I have made (or helped) several Art Applewhite oddrocs, most recently helping my daughter's girl scout troop build and fly some Qubits. Great fun. I took a long look at the saucer last night and the parts I have and did a bit of gluing and taping here and there. It's looking like it's going to be a cluster of four 18 mm engines (it is 9" plates). One more bit of engineering and I do believe it will be ready for a test flight. Looking at the motors I believe I'll be able to tie the igniters together in two groups. Would it be better to use some scrap wire to connect all four igniters together for one launch control wire or would it work to keep them grouped in pairs connected to two control wires? My launch controller has one button for both control wires so timing shouldnt be an issue other than maybe a difference in resistance between the two wires. They are rougly the same length from the same spool of wire so theoretically there shouldn't be any difference there. This will be my first attempt at clustering. Should be interesting.
 
It's finished and my daughter and I spent the morning looking at saucers from old sci fi movies so she could pick a name for it. You can see what she settled on in blue.
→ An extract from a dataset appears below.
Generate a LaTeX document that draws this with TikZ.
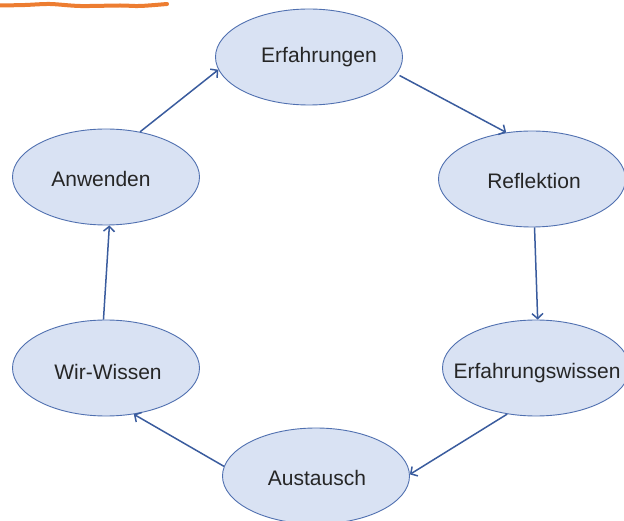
\documentclass[tikz,border=0pt]{standalone}
\usepackage{fontspec}
\setmainfont{Liberation Sans}
\usetikzlibrary{shapes.geometric,arrows.meta}
\definecolor{efill}{RGB}{217,226,243}
\definecolor{eline}{RGB}{80,112,176}
\definecolor{aline}{RGB}{58,92,158}
\definecolor{txt}{RGB}{38,38,38}
\definecolor{orng}{RGB}{237,125,49}
\tikzset{
  bubble/.style={ellipse, draw=eline, fill=efill, line width=0.9pt, inner sep=0pt,
    minimum width=187pt, minimum height=96pt},
  lbl/.style={anchor=base, text=txt, inner sep=0pt, font=\fontsize{21}{25}\selectfont},
  conn/.style={draw=aline, line width=1.5pt, -{Straight Barb[length=5pt,width=11pt,line width=1.5pt]}}
}
\begin{document}
\begin{tikzpicture}[x=1pt,y=-1pt]
\useasboundingbox (0,0) rectangle (624,521);
\clip (0,0) rectangle (624,521);
\draw[orng, line width=4pt, line cap=round] plot[smooth] coordinates {(0,5.5) (25,5) (50,4) (80,6) (120,5.5) (140,6) (167,4)};
\node[bubble] (erf) at (309,57) {};
\node[bubble] (ref) at (532,179) {};
\node[bubble] (ews) at (536,368) {};
\node[bubble] (aus) at (316,476) {};
\node[bubble] (wir) at (106,368) {};
\node[bubble] (anw) at (106,177) {};
\node[lbl] (terf) at (319,63) {Erfahrungen};
\node[lbl] (tref) at (534,189) {Reflektion};
\node[lbl] (tews) at (537,378) {Erfahrungswissen};
\node[lbl] (taus) at (317,485) {Austausch};
\node[lbl] (twir) at (108,379) {Wir-Wissen};
\node[lbl] (tanw) at (101,187) {Anwenden};
\draw[conn] (anw.53) -- (erf.188);
\draw[conn, shorten <=3pt] (erf.-11) -- (ref.119);
\draw[conn] (ref.-87) -- (ews.88);
\draw[conn] (ews.238) -- (aus.1);
\draw[conn] (aus.174) -- (wir.-59);
\draw[conn] (wir.93) -- (anw.-86);
\end{tikzpicture}
\end{document}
Now I just have to decide if we want to make its maiden flight while the snow is falling or save it for another day.

I made a cluster harness last night and noticed the wire spool that is now empty holds an engine almost perfectly. Spools fly stable, right? :)

2010-12-04_11-18-07_241.jpg
 
I made a cluster harness last night and noticed the wire spool that is now empty holds an engine almost perfectly. Spools fly stable, right? :)

I fly a wire spool regularly, It flies great! It has about a four inch flange diameter and holds an 18mm almost perfect. I'm guessing this is about the same thing you have? It flies great on C's, and even BETTER on 18mm reloadables! D24's, to be exact. Just don't try staging it to a snitch, that don't work...
 
well...that was interesting. Ever had one of those launch attempts where before long you should be thinking "The rocket gods are trying to tell me something"? I spent some time in the garage hooking up 4 A8-3 engines to my home made cluster harness. My girls were outside playing in the snow, so I figured it was as good of a time as any to give it a shot. We carried everything out back, I connected the harness to the launch control wire, and we attempted to launch the saucer. First count down, nothing. I told my daughter to count down again, but this time to hold the button down...5, 4, 3, 2, 1...one of the four engines fires, the saucer didn't even make it off the rod as the other engines are still connected to the harness. OK, my paired lantern batteries obviously don't have enough juice to fire four, at least not in the cold. I should have given up then and there. But when I take the saucer back to the garage I see the spool sitting there. It took no time at all to load it up with a B4-2 and take it out to the pad.

Now that was a beautiful flight. Especially considering the thing took me all of 5 minutes to "build". With that confidence boost, I decide to try a little something different with the saucer. Instead of 4 18 mm, I put together 2 spent 18 mm (for spacing) and one C11.

I take it out to the pad, and have my daughter hook it up. Let this be a lesson, when it's cold outside, you should really double check everything...as it turns out my daughter didn't think to remove the safety cap from the launch rod. And as I was looking through the camera, I didn't notice it. Fortunately, well really unfortunately, that never became an issue. My daughter counted down, and pressed the fire button. This time the saucer smoothly rose into the air...taking the launch rod with it (yet another reason for those minimum distances while launching). Now I had tested that thing during the build to make certain it slid freely up and down the launch rod. And even made sure it slid down smoothly when I was setting it up. I guess the cold made the rod sit pretty loose in its seat which looks like the majority of the problem. Next time I'm using my other pad that I can tighten up more. And I plan to double check the saucer to see what I can do to it to keep this from happening in the future. First glance, the tape I used to hold the engines in place may have folded over or wrinkled up causing a bit more friction. I think it'll be easy to fix for next time.

Other than that, Mrs. Lincoln, it looked like a decent flight.